It is generally thought that statements made in the course of plea bargaining are inadmissable if the deal collapses and the accused later goes to trial.  In fact, Rule 410 of the South Carolina Rules of Evidence (SCRE) (which is substantially similar to its counterpart in the Federal Rules of Evidence(FRE) states that ” . . . a statement made during plea negotiations with a prosecuting authority, even if a guilty plea is not entered or is later withdrawn, is not admissible.”
 
But can the protections of Rule 410 be waived contractually by the terms of a plea bargaining agreement?
 
Apparently so.  In the recent case of State v.
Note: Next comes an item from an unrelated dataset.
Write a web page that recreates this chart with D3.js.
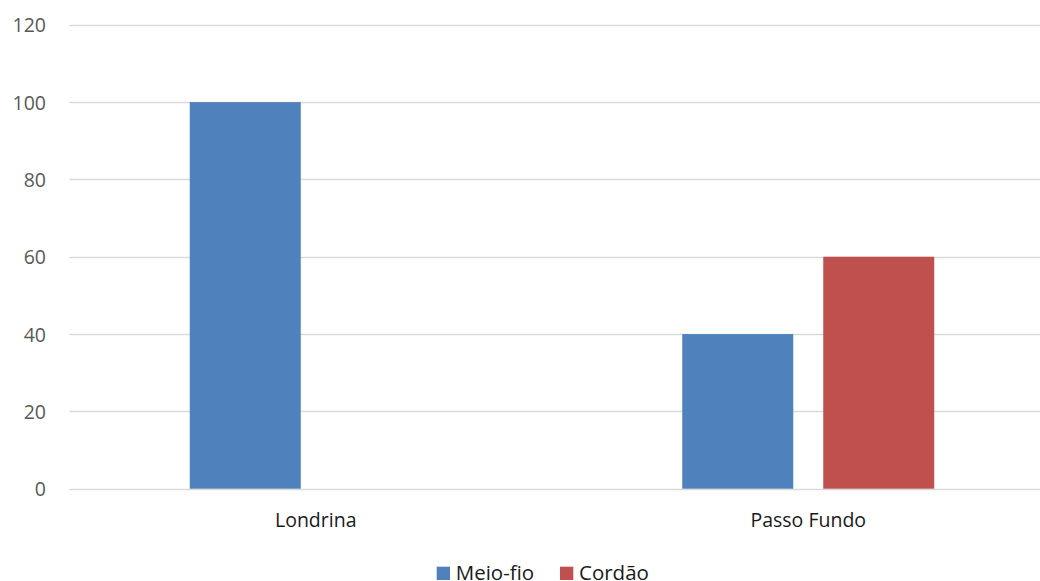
<!DOCTYPE html>
<html><head><meta charset="utf-8">
<script src="https://cdn.jsdelivr.net/npm/d3@7"></script>
<style>body{margin:0;background:#fff}svg{display:block}</style>
</head><body>
<svg id="c" width="1040" height="581"></svg>
<script>
const categories = ["Londrina", "Passo Fundo"];
const seriesNames = ["Meio-fio", "Cordão"];
const meioFio = [100, 40];
const cordao = [0, 60];
const yTicks = [0, 20, 40, 60, 80, 100, 120];
const colors = ["#4F81BD", "#C0504D"];

const values = [meioFio, cordao];
const svg = d3.select("#c");
const plotLeft = 69.5, plotRight = 1054.5, plotTop = 24.8, plotBottom = 488.7;
const FONT = "'Open Sans', 'Noto Sans', sans-serif";

const y = d3.scaleLinear().domain([0, 120]).range([plotBottom, plotTop]);
const x0 = d3.scaleBand().domain(categories).range([plotLeft, plotRight]).paddingInner(0).paddingOuter(0);
const groupPad = 120.25;
const x1 = d3.scaleBand().domain(seriesNames).range([groupPad, x0.bandwidth() - groupPad]).paddingInner(30/141).paddingOuter(0);

// gridlines
svg.append("g").selectAll("line").data(yTicks).join("line")
  .attr("x1", plotLeft).attr("x2", plotRight)
  .attr("y1", d => Math.round(y(d)) + 0.5).attr("y2", d => Math.round(y(d)) + 0.5)
  .attr("stroke", "#d9d9d9").attr("stroke-width", 1.5);

// y tick labels
const yAxis = d3.axisLeft(y).tickValues(yTicks).tickSize(0).tickPadding(0);
const ga = svg.append("g").attr("transform", `translate(46,0)`).call(yAxis);
ga.select(".domain").remove();
ga.selectAll("text").attr("font-family", FONT).attr("font-size", 19.5).attr("fill", "#595959").attr("dy", "0.36em");

// bars
const groups = svg.append("g").selectAll("g").data(categories).join("g")
  .attr("transform", d => `translate(${x0(d)},0)`);
groups.selectAll("rect").data((d, i) => seriesNames.map((s, j) => ({s, j, v: values[j][i]})))
  .join("rect")
  .attr("x", d => x1(d.s)).attr("width", x1.bandwidth())
  .attr("y", d => y(d.v)).attr("height", d => y(0) - y(d.v))
  .attr("fill", d => colors[d.j]);

// x labels
const xAxis = d3.axisBottom(x0).tickSize(0).tickPadding(0);
const gx = svg.append("g").attr("transform", `translate(0,${plotBottom})`).call(xAxis);
gx.select(".domain").remove();
gx.selectAll("text").attr("font-family", FONT).attr("font-size", 19.5).attr("fill", "#1a1a1a").attr("dy", 0).attr("y", 38);

// legend
const leg = svg.append("g");
const legX = [436.7, 560];
seriesNames.forEach((s, j) => {
  leg.append("rect").attr("x", legX[j]).attr("y", 566.7).attr("width", 13.3).attr("height", 13.3).attr("fill", colors[j]);
  leg.append("text").attr("x", legX[j] + 19).attr("y", 580).text(s)
    .attr("font-family", FONT).attr("font-size", 20.5).attr("fill", "#1a1a1a");
});
</script>
</body></html>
Wills, decided September 1, 2010, the South Carolina Court of Appeals ruled that the terms of a plea agreement take precedence over the the provisions of SCRE 410.  In that case, defendant Wills was charged with murdering a certain Julian Lee.  Pursuant to a Plea Agreement, Wills agreed to cooperate with the authorities in the investigation of the murder in exchange for a reduced sentence.  The Plea Agreement that Wills signed (which was reviewed in advance by his attorney) stated that:
 

[U]pon examination(s) by polygraph, if the responses given by Theodore David Wills Jr. show deception, are inconsistent with information previously provided or indicates he is the person or one of the persons that shot the victim, the terms of this proffer are null and void and any statements made by Theodore David Wills Jr. may be used against him by the State for any legal purpose, including, but not limited to, considerations for charging, bond, disposition of charges through plea or trial of Theodore David Wills Jr. and impeachment.

 
Wills later failed a ploygraph, his statements were used against him at trial and he received a 40 year sentence for his murder conviction.  He appealed claiming his Plea Agreement granted him immunity and citing the provisins of SCRE 410.
 
Unfortunately, his Plea Agreement contained no “immunity clause”.  Citing other South Carolina case law, the Court of Appeals noted that  “immunity agreements and plea agreements are to be construed in accordance with general contract principles.”  and, therefore, “[t]he court must enforce an unambiguous contract according to its terms, regardless of the contract’s wisdom or folly, or the parties’ failure to guard their rights carefully.” 
 
The Court did note that there was an “ambiguity” in South Carolina law that arises from the conflict between the case law on the interpretation of plea agreements and the provisions of SCRE 410.  The Court also noted that this issue had never been directly addressed previously in South Carolina.  Accordingly, the Court looked to a U.S. Supreme Court case – United States v. Mezzanatto, 513 U.S. 196 (1995) –  that had addressed this issue in the context of FRE 410.  There the Supreme Court held that “absent some affirmative indication that the agreement was entered into unknowingly or involuntarily, an agreement to waive the exclusionary provisions of the plea-statement Rules is valid and enforceable.”  Id. at 210.
 
The South Carolina Court of Appeals found the U.S. Supreme Court’s reasoning persuasive and applied it in State v. Wills.  Accordingly, unless and until the the Supreme Court of South Carolina visits this issue, it can be assumed that the terms of a valid plea agreement can waive the exclusionary provisions of SCRE 410.